→ **Task directions**:
Count how many lines hold the string "picture". Give that number alone.
================
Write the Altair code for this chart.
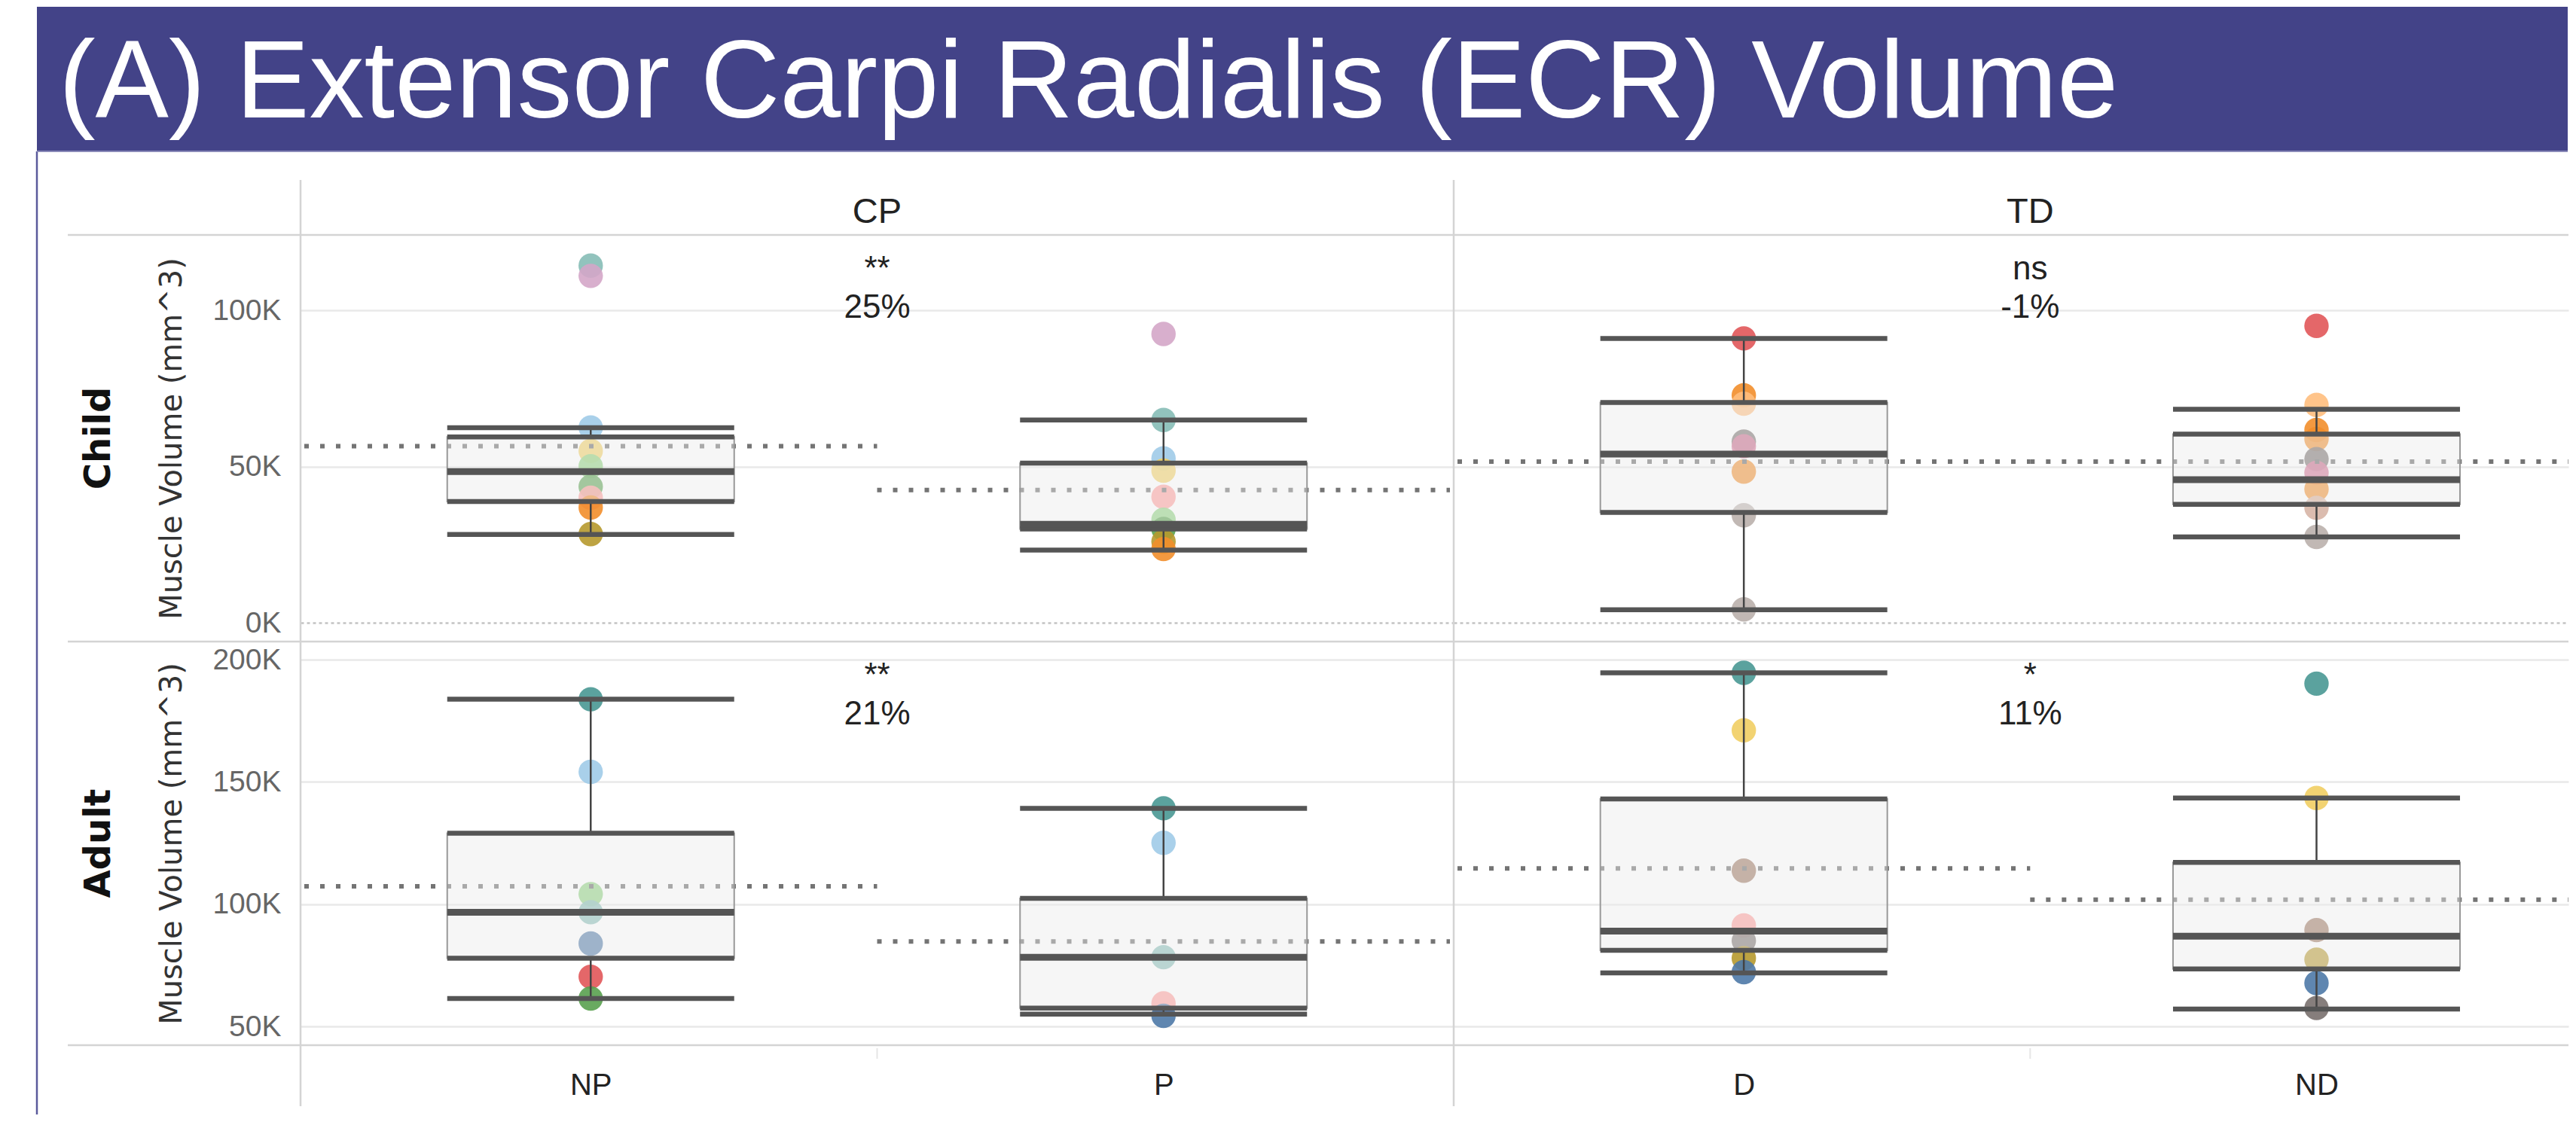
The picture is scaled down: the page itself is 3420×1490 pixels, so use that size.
import json
import altair as alt
import pandas as pd

# ------------------------------------------------------------------ data
TITLE = "(A) Extensor Carpi Radialis (ECR) Volume"
Y_TITLE = "Muscle Volume (mm^3)"

AGES = ["Child", "Adult"]
GROUPS = ["CP", "TD"]
SIDES = {"CP": ["NP", "P"], "TD": ["D", "ND"]}

# individual subjects (values in K mm^3)
CHILD_NP_SUBJ = ["CC01", "CC02", "CC03", "CC04", "CC05", "CC06", "CC07", "CC08", "CC09"]
CHILD_NP_VAL = [114.3, 111.0, 62.5, 55.0, 50.1, 43.6, 40.0, 36.9, 28.4]
CHILD_P_SUBJ = ["CC02", "CC01", "CC03", "CC04", "CC07", "CC05", "CC06", "CC09", "CC08"]
CHILD_P_VAL = [92.4, 64.9, 52.6, 48.7, 40.3, 33.0, 30.0, 26.0, 23.6]
CHILD_D_SUBJ = ["CT01", "CT02", "CT03", "CT04", "CT05", "CT06", "CT07", "CT08"]
CHILD_D_VAL = [91.0, 72.8, 70.1, 58.0, 56.5, 48.4, 34.4, 4.3]
CHILD_ND_SUBJ = ["CT01", "CT03", "CT02", "CT09", "CT04", "CT05", "CT06", "CT10", "CT07"]
CHILD_ND_VAL = [95.0, 69.7, 61.7, 58.8, 52.4, 48.0, 42.8, 36.8, 27.5]
ADULT_NP_SUBJ = ["AC01", "AC02", "AC03", "AC04", "AC05", "AC06", "AC07"]
ADULT_NP_VAL = [183.8, 154.1, 104.1, 96.7, 83.9, 70.3, 61.4]
ADULT_P_SUBJ = ["AC01", "AC02", "AC04", "AC08", "AC05"]
ADULT_P_VAL = [139.2, 125.1, 78.3, 59.4, 54.3]
ADULT_D_SUBJ = ["AT01", "AT02", "AT03", "AT04", "AT05", "AT06", "AT07"]
ADULT_D_VAL = [194.6, 171.1, 113.7, 91.3, 85.0, 77.9, 72.2]
ADULT_ND_SUBJ = ["AT01", "AT02", "AT03", "AT06", "AT07", "AT05"]
ADULT_ND_VAL = [190.2, 143.4, 89.4, 77.3, 67.7, 57.5]

POINT_CELLS = [
    ("Child", "CP", "NP", CHILD_NP_SUBJ, CHILD_NP_VAL),
    ("Child", "CP", "P", CHILD_P_SUBJ, CHILD_P_VAL),
    ("Child", "TD", "D", CHILD_D_SUBJ, CHILD_D_VAL),
    ("Child", "TD", "ND", CHILD_ND_SUBJ, CHILD_ND_VAL),
    ("Adult", "CP", "NP", ADULT_NP_SUBJ, ADULT_NP_VAL),
    ("Adult", "CP", "P", ADULT_P_SUBJ, ADULT_P_VAL),
    ("Adult", "TD", "D", ADULT_D_SUBJ, ADULT_D_VAL),
    ("Adult", "TD", "ND", ADULT_ND_SUBJ, ADULT_ND_VAL),
]

# box plot statistics (K mm^3)
BOX_AGE = ["Child", "Child", "Child", "Child", "Adult", "Adult", "Adult", "Adult"]
BOX_GROUP = ["CP", "CP", "TD", "TD", "CP", "CP", "TD", "TD"]
BOX_SIDE = ["NP", "P", "D", "ND", "NP", "P", "D", "ND"]
BOX_LO = [28.3, 23.3, 4.2, 27.5, 61.4, 55.0, 71.9, 57.1]
BOX_Q1 = [38.8, 30.0, 35.3, 37.9, 77.9, 57.5, 81.1, 73.5]
BOX_MED = [48.4, 31.5, 54.0, 45.8, 96.7, 78.3, 89.0, 86.9]
BOX_Q3 = [59.5, 51.1, 70.5, 60.4, 129.0, 102.4, 143.0, 117.1]
BOX_HI = [62.4, 64.9, 91.0, 68.3, 183.8, 139.2, 194.6, 143.4]
MEAN = [56.5, 42.5, 51.6, 51.6, 107.3, 84.7, 114.6, 101.8]

# significance annotations per pane
ANNOT_AGE = ["Child", "Child", "Adult", "Adult"]
ANNOT_GROUP = ["CP", "TD", "CP", "TD"]
ANNOT_SIG = ["**", "ns", "**", "*"]
ANNOT_PCT = ["25%", "-1%", "21%", "11%"]

Y_TICKS = {"Child": [0, 50, 100], "Adult": [50, 100, 150, 200]}
Y_DOMAIN = {"Child": [-6.0, 124.1], "Adult": [42.3, 207.4]}

# ------------------------------------------------------------------ styles / layout
SUBJECT_COLOR = {
    "CC01": "#86bcb6", "CC02": "#d4a6c8", "CC03": "#a0cbe8", "CC04": "#f1ce63",
    "CC05": "#8cd17d", "CC06": "#59a14f", "CC07": "#ff9d9a", "CC08": "#f28e2b",
    "CC09": "#b6992d",
    "CT01": "#e15759", "CT02": "#f28e2b", "CT03": "#ffbe7d", "CT04": "#79706e",
    "CT05": "#d37295", "CT06": "#f28e2b", "CT07": "#bab0ac", "CT08": "#bab0ac",
    "CT09": "#f28e2b", "CT10": "#d7b5a6",
    "AC01": "#499894", "AC02": "#a0cbe8", "AC03": "#8cd17d", "AC04": "#86bcb6",
    "AC05": "#4e79a7", "AC06": "#e15759", "AC07": "#59a14f", "AC08": "#ff9d9a",
    "AT01": "#499894", "AT02": "#f1ce63", "AT03": "#9d7660", "AT04": "#ff9d9a",
    "AT05": "#79706e", "AT06": "#b6992d", "AT07": "#4e79a7",
}
BANNER = "#434388"
FRAME = "#5a5a9c"
SEP = "#d4d4d4"
BOXLINE = "#555555"

BAND = 765.5                          # width of one category band
PANEL_W = {"CP": 1531, "TD": 1480}    # TD pane is cut by the picture edge
HEIGHTS = {"Child": 540, "Adult": 536}
BOX_W = 381
ROW_HDR = 309        # separator lines start this far left of the panes
FRAME_X = 350        # purple frame line left of the panes
BANNER_TOP = 303     # banner top above the child panes
BANNER_BOT = 111     # banner bottom above the child panes
BANNER_RIGHT = 3010

# ------------------------------------------------------------------ table
def side_pos(group, side):
    return SIDES[group].index(side) + 0.5   # centre of the category band


recs = []
for age, group, side, subj, vals in POINT_CELLS:
    for s, v in zip(subj, vals):
        recs.append(dict(kind="point", age=age, group=group, side=side,
                         pos=side_pos(group, side), subject=s, value=v))
for i in range(len(BOX_SIDE)):
    recs.append(dict(kind="box", age=BOX_AGE[i], group=BOX_GROUP[i], side=BOX_SIDE[i],
                     pos=side_pos(BOX_GROUP[i], BOX_SIDE[i]),
                     lo=BOX_LO[i], q1=BOX_Q1[i], med=BOX_MED[i], q3=BOX_Q3[i],
                     hi=BOX_HI[i], mean=MEAN[i]))
for i in range(len(ANNOT_SIG)):
    recs.append(dict(kind="annot", age=ANNOT_AGE[i], group=ANNOT_GROUP[i],
                     pos=len(SIDES[ANNOT_GROUP[i]]) / 2, sig=ANNOT_SIG[i], pct=ANNOT_PCT[i]))
for age in AGES:
    for group in GROUPS:
        recs.append(dict(kind="cell", age=age, group=group, pos=len(SIDES[group]) / 2))
df = pd.DataFrame(recs)


def make_panel(age, group):
    H = HEIGHTS[age]
    W = PANEL_W[group]
    first = group == "CP"
    bottom = age == "Adult"
    data = df[(df.age == age) & (df.group == group)]

    yscale = alt.Scale(domain=Y_DOMAIN[age], nice=False, zero=False)
    grid_kw = dict(
        values=Y_TICKS[age], grid=True,
        gridColor={"condition": {"test": "datum.value === 0", "value": "#c4c4c4"}, "value": "#e9e9e9"},
        gridDash={"condition": {"test": "datum.value === 0", "value": [4, 4]}, "value": []},
        gridWidth=2.5, domain=False, ticks=False)
    if first:
        yaxis = alt.Axis(labelExpr="datum.value + 'K'", labelPadding=26,
                         labelFont="Liberation Sans", labelFontSize=39, labelColor="#666666",
                         titleFont="DejaVu Sans", titleFontSize=40, titleFontWeight="normal",
                         titleColor="#333333", titlePadding=33, **grid_kw)
        ytitle = Y_TITLE
    else:
        yaxis = alt.Axis(labels=False, **grid_kw)
        ytitle = None

    n = len(SIDES[group])
    if bottom:
        xaxis = alt.Axis(values=[i + 0.5 for i in range(n)],
                         labelExpr=f"{json.dumps(SIDES[group])}[floor(datum.value)]",
                         labelFont="Liberation Sans", labelFontSize=40, labelColor="#222222",
                         ticks=False, domain=False, labelPadding=33, labelAngle=0, grid=False,
                         labelFlush=False)
    else:
        xaxis = None
    xscale = alt.Scale(domain=[0, W / BAND], nice=False, zero=False)

    def Y(f):
        return alt.Y(f"{f}:Q", scale=yscale, axis=yaxis, title=ytitle)

    X = alt.X("pos:Q", scale=xscale, axis=xaxis, title=None)
    base = alt.Chart()

    pts = base.mark_circle(size=1050, opacity=0.9).encode(
        x=X, y=Y("value"),
        color=alt.Color("subject:N", scale=alt.Scale(domain=list(SUBJECT_COLOR.keys()),
                                                     range=list(SUBJECT_COLOR.values())),
                        legend=None)
    ).transform_filter("datum.kind === 'point'")
    boxes = base.transform_filter("datum.kind === 'box'")
    mean = boxes.transform_calculate(
        band_lo="datum.pos - 0.5", band_hi="datum.pos + 0.5"
    ).mark_rule(color="#747474", strokeWidth=6, strokeDash=[6, 15], clip=True).encode(
        x=alt.X("band_lo:Q", scale=xscale, axis=xaxis, title=None),
        x2="band_hi:Q", y=Y("mean"))
    box = boxes.mark_bar(size=BOX_W, fill="#ebebeb", fillOpacity=0.45,
                         stroke="#999999", strokeWidth=2).encode(x=X, y=Y("q1"), y2="q3")
    wh_hi = boxes.mark_rule(color="#444444", strokeWidth=2.5).encode(x=X, y=Y("q3"), y2="hi")
    wh_lo = boxes.mark_rule(color="#444444", strokeWidth=2.5).encode(x=X, y=Y("lo"), y2="q1")
    ticks = [boxes.mark_tick(orient="horizontal", size=BOX_W, thickness=6.5, color=BOXLINE,
                             opacity=1).encode(x=X, y=Y(f))
             for f in ["lo", "q1", "q3", "hi"]]
    med = boxes.mark_tick(orient="horizontal", size=BOX_W, thickness=9, color=BOXLINE,
                          opacity=1).encode(x=X, y=Y("med"))

    ann = base.transform_filter("datum.kind === 'annot'")
    sig = ann.mark_text(font="Liberation Sans", fontSize=44, color="#222222",
                        baseline="alphabetic", align="center").encode(
        text="sig:N", x=X, y=alt.value(59))
    pct = ann.mark_text(font="Liberation Sans", fontSize=44, color="#222222",
                        baseline="alphabetic", align="center").encode(
        text="pct:N", x=X, y=alt.value(110))

    cell = base.transform_filter("datum.kind === 'cell'")
    sep = cell.mark_rule(color=SEP, strokeWidth=2.5)
    x0 = -ROW_HDR if first else 0
    decos = [sep.encode(x=alt.value(x0), x2=alt.value(W), y=alt.value(H))]
    if age == "Child":
        decos.append(sep.encode(x=alt.value(x0), x2=alt.value(W), y=alt.value(0)))
        decos.append(sep.encode(x=alt.value(0), y=alt.value(-73), y2=alt.value(H)))
        decos.append(cell.mark_text(font="Liberation Sans", fontSize=47, color="#222222",
                                    baseline="middle", align="center").encode(
            text="group:N", x=X, y=alt.value(-30)))
    else:
        decos.append(sep.encode(x=alt.value(0), y=alt.value(0), y2=alt.value(H + 81)))
        # faint divider between the two category labels
        decos.append(cell.mark_rule(color="#e6e6e6", strokeWidth=2).encode(
            x=X, y=alt.value(H + 4), y2=alt.value(H + 18)))
    if first:
        top = -BANNER_BOT if age == "Child" else 0
        bot = H if age == "Child" else H + 92
        decos.append(cell.mark_rule(color=FRAME, strokeWidth=2.5).encode(
            x=alt.value(-FRAME_X), y=alt.value(top), y2=alt.value(bot)))
        decos.append(cell.mark_text(font="DejaVu Sans", fontSize=48, fontWeight="bold",
                                    color="#111111", angle=270, baseline="middle",
                                    align="center").encode(
            text="age:N", x=alt.value(-267), y=alt.value(H / 2)))
        if age == "Child":
            decos.append(cell.mark_rect(color=BANNER).encode(
                x=alt.value(-FRAME_X), x2=alt.value(BANNER_RIGHT),
                y=alt.value(-BANNER_TOP), y2=alt.value(-BANNER_BOT)))
            decos.append(cell.mark_rule(color="#8a8ab8", strokeWidth=2).encode(
                x=alt.value(-FRAME_X), x2=alt.value(BANNER_RIGHT), y=alt.value(-BANNER_BOT)))
            decos.append(cell.mark_text(font="Liberation Sans", fontSize=146, color="white",
                                        align="left", baseline="alphabetic").encode(
                text=alt.value(TITLE), x=alt.value(-321), y=alt.value(-156)))

    return alt.layer(pts, mean, box, wh_hi, wh_lo, *ticks, med, sig, pct, *decos,
                     data=data).properties(width=W, height=H)


panels = [make_panel(a, g) for a in AGES for g in GROUPS]
chart = alt.concat(*panels, columns=2, spacing=0, bounds="flush", align="each").properties(
    padding={"left": 39, "top": 0, "right": 0, "bottom": 0}, background="white"
).configure(font="Liberation Sans").configure_view(stroke="transparent")

chart.save("out.html", embed_options={"renderer": "svg", "actions": False})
================
→ **Task response**:
2